We are not in heydays of early 2000's globalism. Nation-States are not going anywhere and strategical national concerns became fashionable again. No force can stop it.

What is the US going to do? preemptively attack china? Have anyone thought about the logistical nightmare this entails? the fucking tragedy for supply chains and global commerce? How exactly the US thinks it is going to send a naval expeditionary force to south china sea? How those nice and expensive carrier groups pretend to survive the barrage of missiles, especially hypersonic ones? And then what? Hunker down in Taiwan while engaging in a decades long attrition war against China. Turning ourselves into a war economy so we can produce the mind-boggling amounts of ammo this would entails? and then to defend exactly what? the sacred ruins of bombed TSMC factories? Does those morons in the Pentagon and the State Department ever heard about the fact that wars cost money, and attrition wars even more, and that printing money by itself is not enough, because digits on a computer don't win wars, but raw steel, diesel and chips do?

The only way of dealing with China is keeping them dependent on western technology, leveraging the west's advantage not only in lithography, but also on optics and software to ensure that there's no economical way for them to develop a competing industry, simply because there will be no reason for China's industrial behemoths to shoot themselves on the foot by buying native chip technology that is worse and more expensive.

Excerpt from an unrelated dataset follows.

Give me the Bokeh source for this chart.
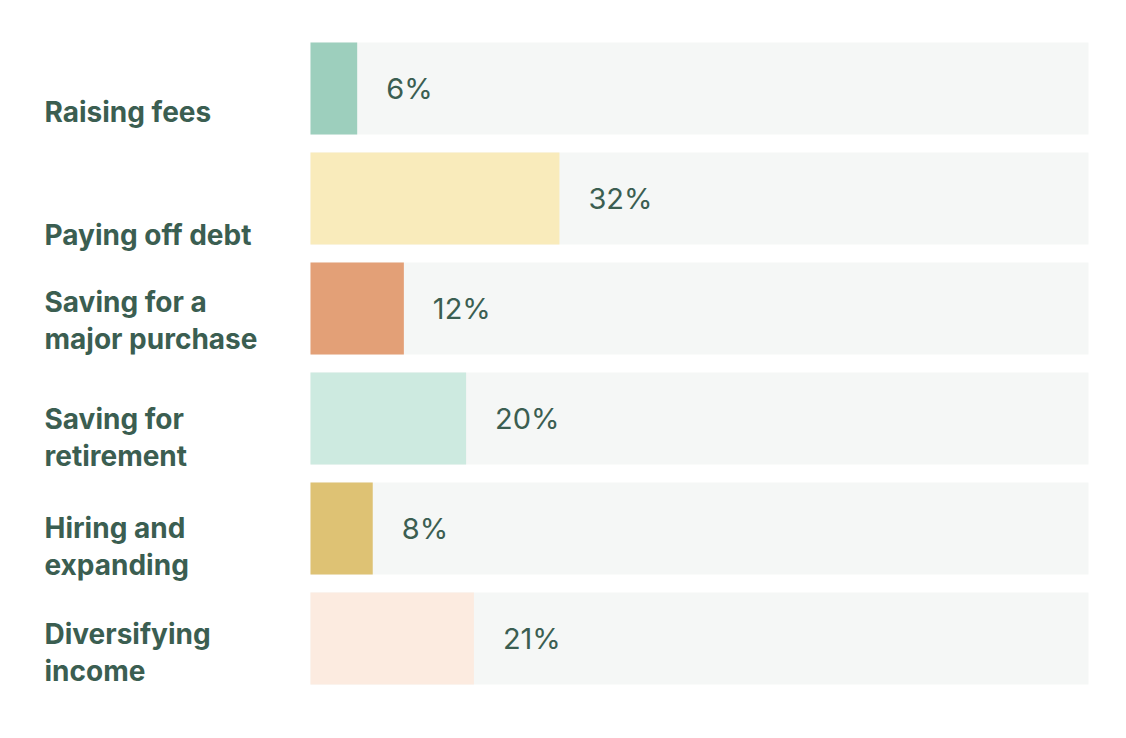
from bokeh.plotting import figure
from bokeh.models import ColumnDataSource, Range1d
from bokeh.core.properties import value
from bokeh.embed import file_html
from bokeh.resources import INLINE

categories = ["Raising fees", "Paying off debt", "Saving for a\nmajor purchase",
              "Saving for\nretirement", "Hiring and\nexpanding", "Diversifying\nincome"]
values = [6, 32, 12, 20, 8, 21]
colors = ["#9dcfbd", "#f9ebbb", "#e3a077", "#cdeae0", "#dec274", "#fcebe0"]
label_dy = [23, 36, 12, 19, 18, 14]  # label vertical nudges (px)

TEXT = "#3b5e51"
BG = "#f5f7f6"

W, H = 1110, 722
px_per_unit_x = 7.78
x0_px = 310  # canvas px where 0% sits
row_px = 110
y0_px = 88

idx = list(range(len(categories)))
src = ColumnDataSource(dict(
    y=idx, v=values, full=[100] * len(values), c=colors,
    lab=categories, pct=[f"{v}%" for v in values], dy=label_dy,
))

p = figure(width=W, height=H, output_backend="svg", toolbar_location=None,
           x_range=Range1d(-x0_px / px_per_unit_x, (W - x0_px) / px_per_unit_x),
           y_range=Range1d((H - y0_px) / row_px, -y0_px / row_px),
           min_border=0, outline_line_color=None)
p.axis.visible = False
p.grid.visible = False
p.background_fill_color = "white"
p.border_fill_color = "white"

bh = 92 / row_px
p.hbar(y="y", left=0, right="full", height=bh, source=src, fill_color=BG, line_color=None)
p.hbar(y="y", left=0, right="v", height=bh, source=src, fill_color="c", line_color=None)

p.text(x="v", y="y", text="pct", source=src, x_offset=29, y_offset=0,
       text_font=value("Inter"), text_font_size="29px", text_color=TEXT,
       text_baseline="middle", text_align="left")

p.text(x=0, y="y", text="lab", source=src, x_offset=-266, y_offset="dy",
       text_font=value("Inter"), text_font_style="bold", text_font_size="28px",
       text_color=TEXT, text_baseline="middle", text_align="left",
       text_line_height=1.07)

open("out.html", "w").write(file_html(p, INLINE))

This doesn't work so well when your entire manufacturing industry explicitly relies on chinese production. Everything from debt to infrastructure has some dependency rooted in China. This is the whole point. Increase reliance on china for just about everything and it makes the idea of counter tariffs next to impossible.

China can also block exports to the US and bring it down, for that matter.

This was true during the first iraq war... and even then barely.

Now, just china imposing sanctions, would seriously fuck with US economy. Add on EU to that, and the situation would be pretty bad for americans.